[WORKING DATA]
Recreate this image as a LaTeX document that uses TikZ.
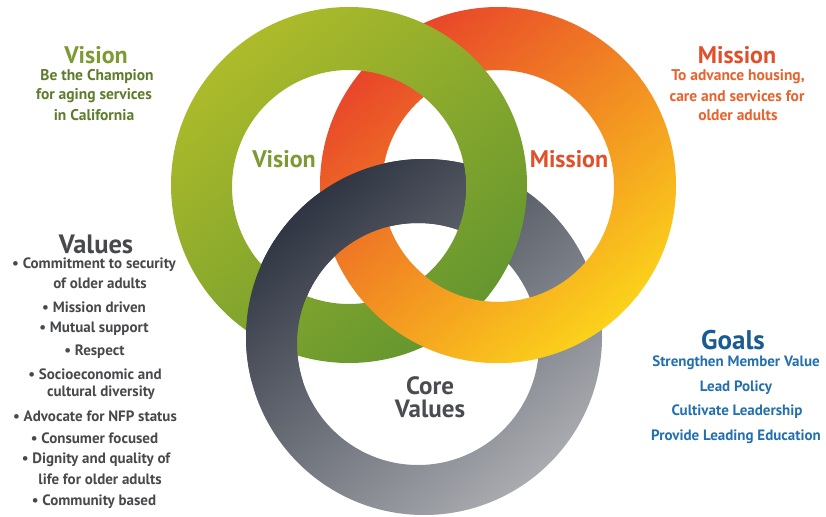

---

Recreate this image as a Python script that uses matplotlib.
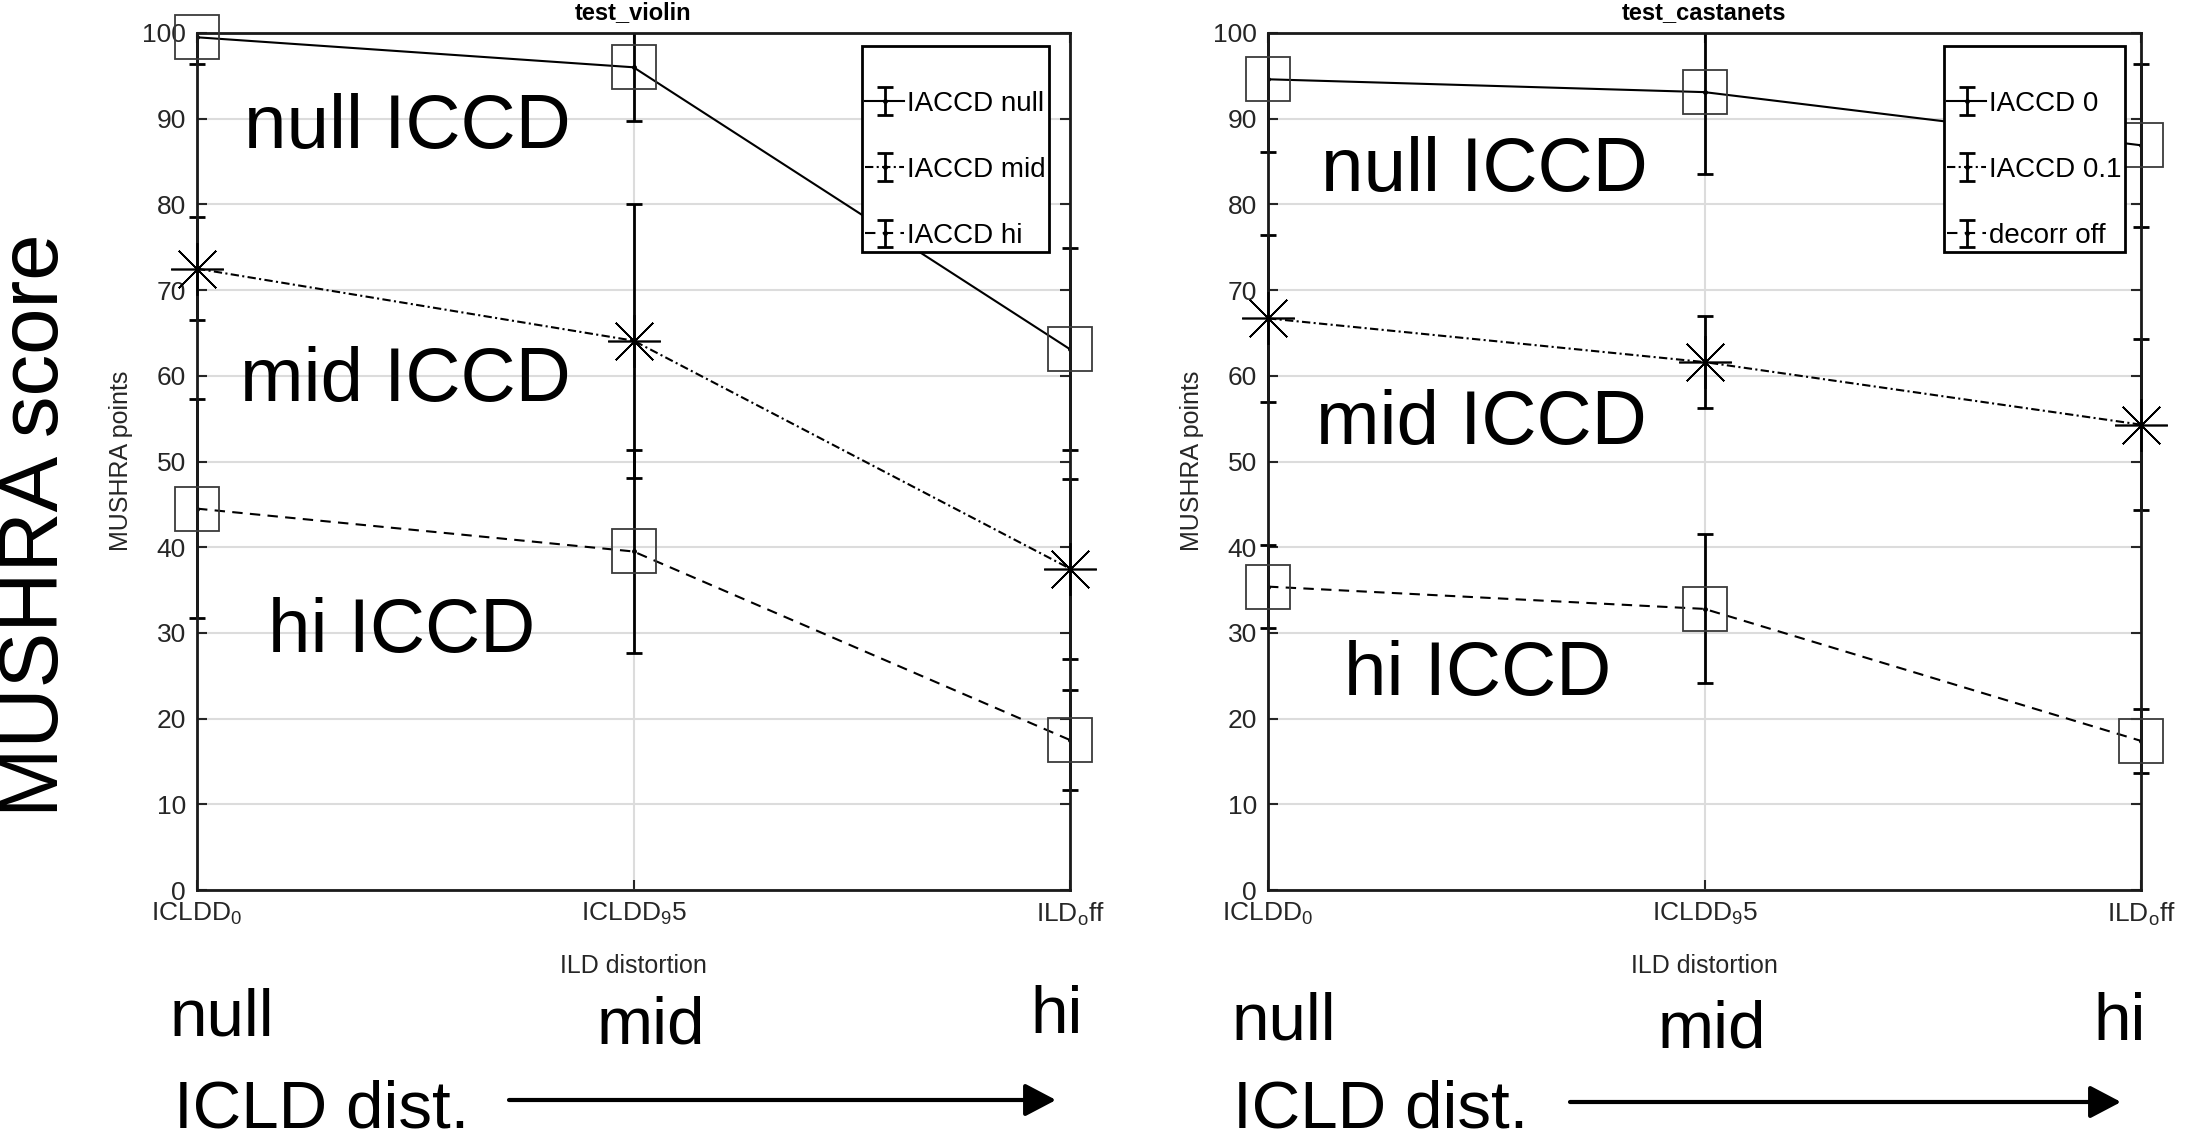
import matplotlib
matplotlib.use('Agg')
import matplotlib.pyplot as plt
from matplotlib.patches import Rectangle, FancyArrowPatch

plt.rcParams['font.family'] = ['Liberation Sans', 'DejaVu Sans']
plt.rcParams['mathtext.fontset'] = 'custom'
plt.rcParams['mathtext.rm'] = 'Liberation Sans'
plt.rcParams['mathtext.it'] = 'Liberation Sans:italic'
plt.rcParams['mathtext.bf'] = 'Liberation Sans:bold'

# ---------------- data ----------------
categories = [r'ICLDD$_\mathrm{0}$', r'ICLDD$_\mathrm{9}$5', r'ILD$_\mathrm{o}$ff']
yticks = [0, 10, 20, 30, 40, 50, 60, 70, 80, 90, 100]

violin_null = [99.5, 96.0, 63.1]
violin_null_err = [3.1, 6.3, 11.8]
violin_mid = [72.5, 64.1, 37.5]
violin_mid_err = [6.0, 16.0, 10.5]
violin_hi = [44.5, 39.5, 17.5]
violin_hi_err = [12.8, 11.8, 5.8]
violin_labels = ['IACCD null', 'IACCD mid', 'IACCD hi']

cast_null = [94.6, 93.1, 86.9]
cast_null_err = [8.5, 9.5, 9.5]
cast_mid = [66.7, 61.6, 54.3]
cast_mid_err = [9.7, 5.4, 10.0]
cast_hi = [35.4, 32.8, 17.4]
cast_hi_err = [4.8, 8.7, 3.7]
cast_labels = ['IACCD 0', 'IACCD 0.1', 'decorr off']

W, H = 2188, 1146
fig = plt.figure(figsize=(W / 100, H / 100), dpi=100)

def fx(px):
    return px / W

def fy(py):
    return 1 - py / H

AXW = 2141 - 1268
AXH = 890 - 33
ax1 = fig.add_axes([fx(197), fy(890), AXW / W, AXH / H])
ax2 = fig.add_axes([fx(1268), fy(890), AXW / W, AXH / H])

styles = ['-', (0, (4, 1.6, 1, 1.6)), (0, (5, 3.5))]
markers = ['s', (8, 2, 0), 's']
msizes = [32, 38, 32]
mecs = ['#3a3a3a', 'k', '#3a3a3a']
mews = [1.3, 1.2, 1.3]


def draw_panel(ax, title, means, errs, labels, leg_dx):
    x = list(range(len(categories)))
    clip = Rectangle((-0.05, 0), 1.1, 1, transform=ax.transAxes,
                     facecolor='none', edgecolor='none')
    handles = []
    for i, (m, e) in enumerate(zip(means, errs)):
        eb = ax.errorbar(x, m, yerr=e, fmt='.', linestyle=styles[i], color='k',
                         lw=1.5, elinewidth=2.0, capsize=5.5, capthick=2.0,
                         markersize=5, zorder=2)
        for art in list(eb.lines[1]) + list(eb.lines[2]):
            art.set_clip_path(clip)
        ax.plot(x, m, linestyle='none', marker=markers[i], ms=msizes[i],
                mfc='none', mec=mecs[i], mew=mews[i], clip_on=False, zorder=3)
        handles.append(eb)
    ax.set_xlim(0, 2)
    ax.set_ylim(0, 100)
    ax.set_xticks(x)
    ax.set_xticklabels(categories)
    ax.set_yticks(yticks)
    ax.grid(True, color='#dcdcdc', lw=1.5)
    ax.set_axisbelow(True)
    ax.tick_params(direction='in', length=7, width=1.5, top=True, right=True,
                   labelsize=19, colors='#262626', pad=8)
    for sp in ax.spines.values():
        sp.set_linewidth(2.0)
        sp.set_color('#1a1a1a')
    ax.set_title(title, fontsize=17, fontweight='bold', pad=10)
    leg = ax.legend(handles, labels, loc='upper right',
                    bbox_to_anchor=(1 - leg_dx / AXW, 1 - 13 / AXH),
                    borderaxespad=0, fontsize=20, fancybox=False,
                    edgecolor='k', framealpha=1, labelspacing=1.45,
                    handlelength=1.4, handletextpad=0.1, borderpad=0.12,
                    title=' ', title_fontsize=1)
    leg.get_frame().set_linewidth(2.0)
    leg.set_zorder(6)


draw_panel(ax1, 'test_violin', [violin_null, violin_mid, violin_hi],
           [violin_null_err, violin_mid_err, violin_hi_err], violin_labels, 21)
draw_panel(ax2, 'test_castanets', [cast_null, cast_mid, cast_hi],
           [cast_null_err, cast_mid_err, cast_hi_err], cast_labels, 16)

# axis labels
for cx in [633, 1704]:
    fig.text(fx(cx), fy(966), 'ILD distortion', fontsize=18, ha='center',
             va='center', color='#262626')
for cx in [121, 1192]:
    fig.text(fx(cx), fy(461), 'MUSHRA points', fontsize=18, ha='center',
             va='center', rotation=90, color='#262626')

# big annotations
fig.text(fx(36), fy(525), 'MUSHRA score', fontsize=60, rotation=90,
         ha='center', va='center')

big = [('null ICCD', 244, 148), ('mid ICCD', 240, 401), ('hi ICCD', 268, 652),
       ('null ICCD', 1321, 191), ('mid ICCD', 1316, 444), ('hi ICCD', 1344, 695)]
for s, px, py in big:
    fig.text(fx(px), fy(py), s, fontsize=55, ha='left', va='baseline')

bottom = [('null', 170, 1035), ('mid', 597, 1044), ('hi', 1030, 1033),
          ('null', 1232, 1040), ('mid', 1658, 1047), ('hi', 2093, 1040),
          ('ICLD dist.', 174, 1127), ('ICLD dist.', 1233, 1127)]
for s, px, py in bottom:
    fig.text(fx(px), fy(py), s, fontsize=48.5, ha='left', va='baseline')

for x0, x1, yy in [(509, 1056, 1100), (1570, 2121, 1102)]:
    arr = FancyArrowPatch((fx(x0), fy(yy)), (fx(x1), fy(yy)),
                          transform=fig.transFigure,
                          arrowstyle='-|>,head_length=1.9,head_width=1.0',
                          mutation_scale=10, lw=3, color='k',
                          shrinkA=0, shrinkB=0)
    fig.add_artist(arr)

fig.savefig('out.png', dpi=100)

[STATED EXERCISE] Copy each line in the data that holds the word "this".

[THE RESULT]
Recreate this image as a LaTeX document that uses TikZ.
Recreate this image as a Python script that uses matplotlib.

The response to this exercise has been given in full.